I haven't studied your mailing code so I don't know which one it is. In either case, sticking your INSERT/SELECT fields into an array and doing some array_filter() stuff with the 'ignore_fields' key in your return values, should get you far. (Or something like that.)
(Or... otherwise you will just have to insert 2 rows into subscriptions_queue.)
#5
Thank you for your analysis and proposed solutions! Interestingly, this came up only a few days ago in #520230-1: Proposed Action plugin (e.g. for workflow).
This GROUP BY was an effort to reduce the number of records inserted into the {subscriptions_queue} table. However, there may still be multiple entries for the same node, and subscriptions_cron() needs to remove all of them after processing the first one. So, I guess we may just as well drop the GROUP BY and thereby improve the chances of delivering a list of all matching terms.

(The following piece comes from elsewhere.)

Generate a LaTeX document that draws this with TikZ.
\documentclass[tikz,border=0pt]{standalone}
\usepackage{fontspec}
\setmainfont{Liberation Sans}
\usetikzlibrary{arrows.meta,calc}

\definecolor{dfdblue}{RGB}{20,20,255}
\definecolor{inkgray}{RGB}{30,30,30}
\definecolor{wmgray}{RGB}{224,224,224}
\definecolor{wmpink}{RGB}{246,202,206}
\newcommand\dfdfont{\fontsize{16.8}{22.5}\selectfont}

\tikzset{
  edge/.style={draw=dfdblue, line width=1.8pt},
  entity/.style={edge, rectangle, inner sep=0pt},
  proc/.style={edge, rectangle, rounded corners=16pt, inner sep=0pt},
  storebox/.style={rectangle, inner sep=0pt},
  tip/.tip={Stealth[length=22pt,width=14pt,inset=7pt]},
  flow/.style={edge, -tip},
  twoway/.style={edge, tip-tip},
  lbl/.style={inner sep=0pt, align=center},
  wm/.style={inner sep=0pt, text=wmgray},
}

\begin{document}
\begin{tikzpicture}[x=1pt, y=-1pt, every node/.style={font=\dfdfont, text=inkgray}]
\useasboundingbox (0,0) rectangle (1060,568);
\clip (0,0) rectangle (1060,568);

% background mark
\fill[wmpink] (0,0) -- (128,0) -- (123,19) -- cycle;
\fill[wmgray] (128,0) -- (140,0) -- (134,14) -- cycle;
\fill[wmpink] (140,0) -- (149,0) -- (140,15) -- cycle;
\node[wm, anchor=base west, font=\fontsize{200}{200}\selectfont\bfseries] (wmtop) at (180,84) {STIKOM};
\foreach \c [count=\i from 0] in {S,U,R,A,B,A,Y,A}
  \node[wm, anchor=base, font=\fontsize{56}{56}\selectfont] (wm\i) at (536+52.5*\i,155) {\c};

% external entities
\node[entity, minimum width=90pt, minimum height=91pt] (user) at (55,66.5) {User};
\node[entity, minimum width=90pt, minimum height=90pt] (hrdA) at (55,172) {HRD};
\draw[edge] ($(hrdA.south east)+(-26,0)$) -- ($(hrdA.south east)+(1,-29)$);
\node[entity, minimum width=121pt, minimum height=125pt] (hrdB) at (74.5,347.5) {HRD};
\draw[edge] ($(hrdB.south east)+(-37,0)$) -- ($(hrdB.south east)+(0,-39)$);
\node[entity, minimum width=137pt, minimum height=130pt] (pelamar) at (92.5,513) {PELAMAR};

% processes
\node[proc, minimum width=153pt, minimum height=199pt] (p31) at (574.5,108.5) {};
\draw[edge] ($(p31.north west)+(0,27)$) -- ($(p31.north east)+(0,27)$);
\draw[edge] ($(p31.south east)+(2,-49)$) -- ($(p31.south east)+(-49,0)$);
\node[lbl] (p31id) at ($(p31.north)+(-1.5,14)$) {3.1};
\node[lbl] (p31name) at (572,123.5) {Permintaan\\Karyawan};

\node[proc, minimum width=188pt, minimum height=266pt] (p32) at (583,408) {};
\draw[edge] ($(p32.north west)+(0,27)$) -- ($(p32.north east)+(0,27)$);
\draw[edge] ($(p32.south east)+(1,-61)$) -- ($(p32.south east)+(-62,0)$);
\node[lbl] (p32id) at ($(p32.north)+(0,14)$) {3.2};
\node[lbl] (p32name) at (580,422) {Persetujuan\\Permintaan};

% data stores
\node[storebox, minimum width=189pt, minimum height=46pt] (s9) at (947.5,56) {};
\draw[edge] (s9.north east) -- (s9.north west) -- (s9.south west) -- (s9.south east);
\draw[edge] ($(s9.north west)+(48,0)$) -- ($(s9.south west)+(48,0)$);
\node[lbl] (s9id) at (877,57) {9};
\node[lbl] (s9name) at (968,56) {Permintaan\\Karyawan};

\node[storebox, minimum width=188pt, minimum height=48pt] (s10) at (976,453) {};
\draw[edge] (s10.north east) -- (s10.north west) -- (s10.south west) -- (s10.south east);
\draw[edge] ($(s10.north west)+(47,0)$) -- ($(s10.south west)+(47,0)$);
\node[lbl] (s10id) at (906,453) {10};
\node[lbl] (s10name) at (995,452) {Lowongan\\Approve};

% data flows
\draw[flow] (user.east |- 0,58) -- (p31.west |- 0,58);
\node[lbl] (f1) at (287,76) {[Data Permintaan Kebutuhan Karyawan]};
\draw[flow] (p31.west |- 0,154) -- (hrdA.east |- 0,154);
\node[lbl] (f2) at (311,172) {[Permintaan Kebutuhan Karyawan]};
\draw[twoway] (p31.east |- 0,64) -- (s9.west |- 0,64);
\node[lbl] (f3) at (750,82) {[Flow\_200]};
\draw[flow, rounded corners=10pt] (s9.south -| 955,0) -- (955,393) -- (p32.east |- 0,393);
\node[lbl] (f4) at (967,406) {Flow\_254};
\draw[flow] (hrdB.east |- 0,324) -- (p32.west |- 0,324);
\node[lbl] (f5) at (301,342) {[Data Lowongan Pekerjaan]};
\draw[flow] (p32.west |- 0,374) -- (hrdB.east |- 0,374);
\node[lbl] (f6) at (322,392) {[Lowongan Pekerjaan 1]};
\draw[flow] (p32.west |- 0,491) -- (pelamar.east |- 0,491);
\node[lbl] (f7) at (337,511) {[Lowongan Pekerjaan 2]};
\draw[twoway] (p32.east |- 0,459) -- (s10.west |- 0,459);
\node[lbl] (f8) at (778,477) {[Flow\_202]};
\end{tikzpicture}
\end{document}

Yes, indeed, this is exactly what I meant when I introduced the GROUP BY as a partial response to #507898: Subscriptions_queue table containing duplicate entries two weeks ago. Maybe this used to work before SQL92, as it still does for MySQL...
Until #520230-1: Proposed Action plugin (e.g. for workflow) I didn't care about which tid (the value column) I got (but I do need one for
!term_name!), but now it seems preferable to not GROUP at all and undo http://drupal.org/cvs?commit=232670. I'll look into this again.#6
And you still can, in all database systems, kind of. But it needs to be explicitly specified, with First(FIELDNAME) or Last(FIELDNAME). To prevent unspotted mistakes, I guess.

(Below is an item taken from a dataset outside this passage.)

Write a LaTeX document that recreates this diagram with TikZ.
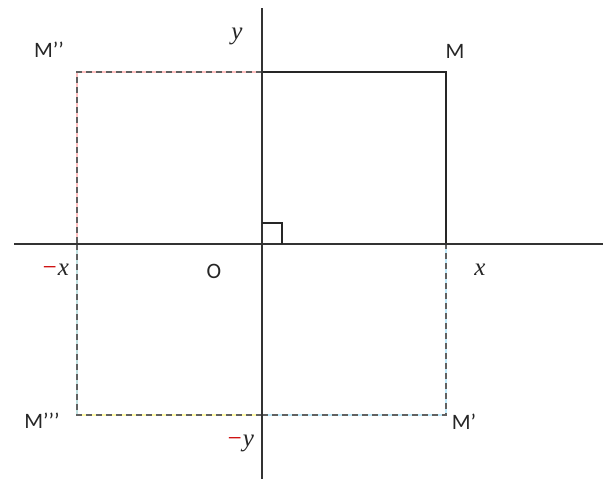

(Which would also require the same code rewrite in this case. Yeah, as long as you have multiple rows in subscriptions_queue anyway, it does not seem worth the effort.)
(There's probably a Curch Of Good SQL that hates MySQL's guts for enabling sloppy aggregate functions, and joins across different types... and a Union Of Practical People that hates Postgres for being so strict. I'm not on either side really. I just notice that IF we want to reach portability, developing on the 'easiest' platform first costs extra time. But us Drupal devs will just have to live with that...)
#7
Trying to turn SQL into a strongly-typed language is taking it a bit too far, IMO, but I agree that portability is a worthy goal.
I've reverted the GROUP BY as discussed in #5.
I've committed your patch and also fixed subscriptions_taxonomy_update_1() — however, it turned out that my MySQL doesn't like CAST(... AS VARCHAR), even though it accepted CAST(... AS CHAR) before, so I had to special-case for pgsql again. See http://bugs.mysql.com/bug.php?id=34564 — so far for portability...
Committed to 6.x-1.x-dev as well as 5.x-2.x-dev. Please give it a try once it has been repackaged.
#8
@roderik: Have you had a chance to verify that this works with pgsql, now?
#9
It works.
#10
Thanks!
#11
Automatically closed -- issue fixed for 2 weeks with no activity.